TEMPE, Ariz. -- In a lot of places and showcases Zion Rose attends, he stands out for a host of reasons. He’s one of the best high school catchers in the Draft Class of 2023, after all, with plus athleticism on both sides of the ball.
But he’s very aware that he’s still a rarity as a young Black catcher. He’s surveyed Major League rosters and recognized the lack of players behind the plate who look like him. He knows the history extremely well, very familiar with Charles Johnson, the last Black player to be drafted as a catcher to spend considerable time in the big leagues, and that it was way back in 1992 (the Guardians’ Bo Naylor, a 2018 first-round pick, made it up to Cleveland for eight at-bats in 2022. All-Star Russell Martin was a 2002 draftee, but was selected as an infielder and didn’t move behind the plate until 2003).
It’s one of the major reasons why Major League Baseball and USA Baseball have run the DREAM Series since 2017 and why there’s a focus on pitching and catching as positions with a lack of Black players in all levels of the sport. Rose, who has been attending this event since his freshman year of high school and has been a regular presence at events like the Breakthrough Series and Hank Aaron Invitational, has taken full advantage of the Major League-level coaching and the validation that he’s exactly where he’s supposed to be.

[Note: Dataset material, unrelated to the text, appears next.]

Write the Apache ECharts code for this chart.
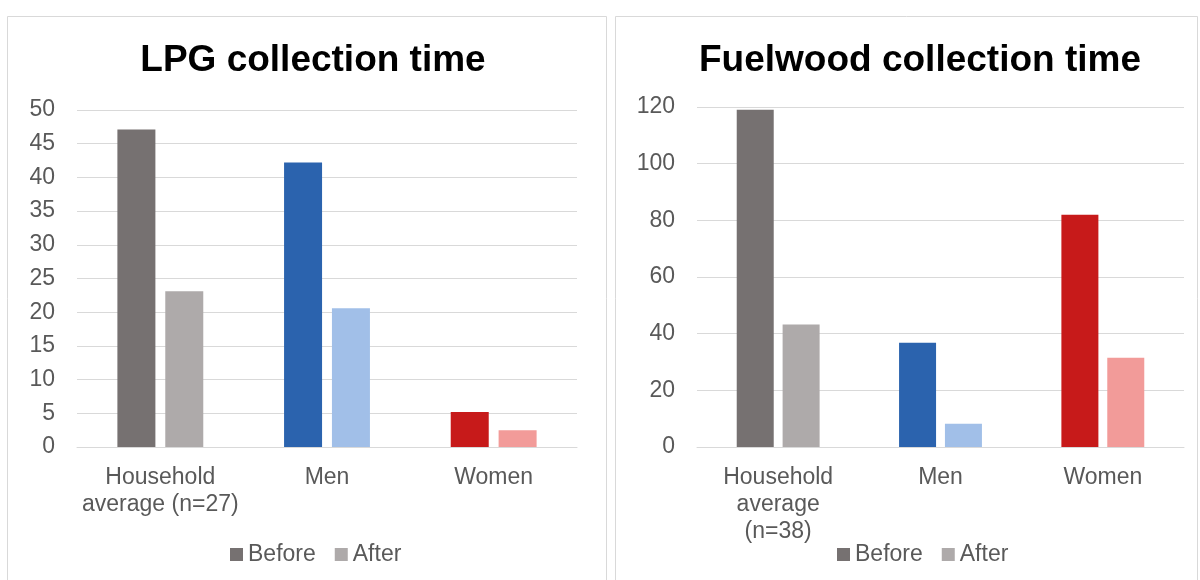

“I don't even think that it's not that we're attracted to the positions,” said Rose, who is committed to Louisville for college. “I think we're kind of steered away from the positions throughout the years. We have a lot of people slowly budging us, ‘Move to the outfield or move here.’
“I'm definitely happy that they're here [at the DREAM Series]. And they always tell us, no matter where I go, ‘Stay behind the plate. Stay behind the plate. Trust. Stay behind the plate.’ So I'm happy they're the ones that keep us going at these positions. If it wasn't for them, shoot … I might have been in the outfield.”
Scouts who have watched Rose, particularly over the course of this past summer’s showcase circuit as he got more time on a national stage heading into his senior year, have been impressed by what he can do in all facets of the game. One national scout recognized his ability to move around the diamond and impact the game in different ways.
“I like the swing,” the scout said. “He has bat speed, uses the whole field and he has pop. He can run and play multiple positions. I wouldn’t bet against him to catch. I think he has something to prove.”
For his part, Rose doesn’t discount his ability to play other spots. But he’s clear with anyone who asks that does not take away from his belief he can and will stick behind the plate.
“People ask me questions, ‘Do you play outfield?’” Rose said. “I say, ‘No, I catch. I’m a catcher.’ But also, I don’t take away from the ability that I can play the outfield. I can still do that. But I’m a catcher.”
To continue to prove that, Rose moved from Chicago to Florida to play for IMG Academy, a switch that will afford him the ability to get more instruction, play against better competition and get seen by more scouts. And he’s doing it with lefty Cameron Johnson, who moved from Maryland to IMG this year for the same reason, and who is also a DREAM Series participant.
Rose looks back at the kid he was when he first started attending these events and barely recognizes him. He knew he loved catching -- partially because after giving up football as he entered high school, he feels the position comes the closest to the contact he loved on the gridiron -- but between his lack of experience and the voices of others telling him to play center field, doubt certainly entered his mind. But each time he returned here or at other events, he received another dose of belief in what he was capable of doing.
“My answer is going to relate back to why this event is so important,” Rose said. “It's about how much self- doubt I had because of some of my weaknesses back there and then people telling me where to go because of my speed. And I just think back to the nervousness I'd have sometimes. Because of these events, coming here, now I get to work on what my weaknesses are and I get a new level of confidence. Then I see what my weaknesses are, come back to next camp, Hank Aaron, and get to work on those weaknesses, get to come to DREAM Series, get to work on those weaknesses.
“Now that I'm at this point, my senior year, I have a high level of confidence because I didn't quit. There have been many times where I was like, ‘Man, should I stop playing catcher? I’m nervous. I don't know what to do.’ And they kept instilling that: ‘You got this. Trust you're going to be a big league catcher.”
Perhaps the landscape is changing ever so slowly. Harry Ford was the Mariners’ first-round pick in 2021 and is their top prospect. Ian Moller went in the fourth round in that same Draft to the Rangers. Both are Dream Series alumni who are Black athletic backstops being given every chance to show they don’t need to change positions. Moller looks around at his fellow high school catchers at this event, who he feels are just as good as he is but need more exposure, and wants to be a part of the change, just like Reds right-hander and DREAM Series alum Hunter Greene did at this year’s event.
“It’s super important because that's just going to bring in more of us to the game,” Rose said about being a role model for future young catchers. “I thank Hunter Greene because he just showed me how smooth he was and how he was with us, how he gave back to us. Honestly, that's been my dream since the beginning of high school. I want to make it to the bigs, be an example and give back.”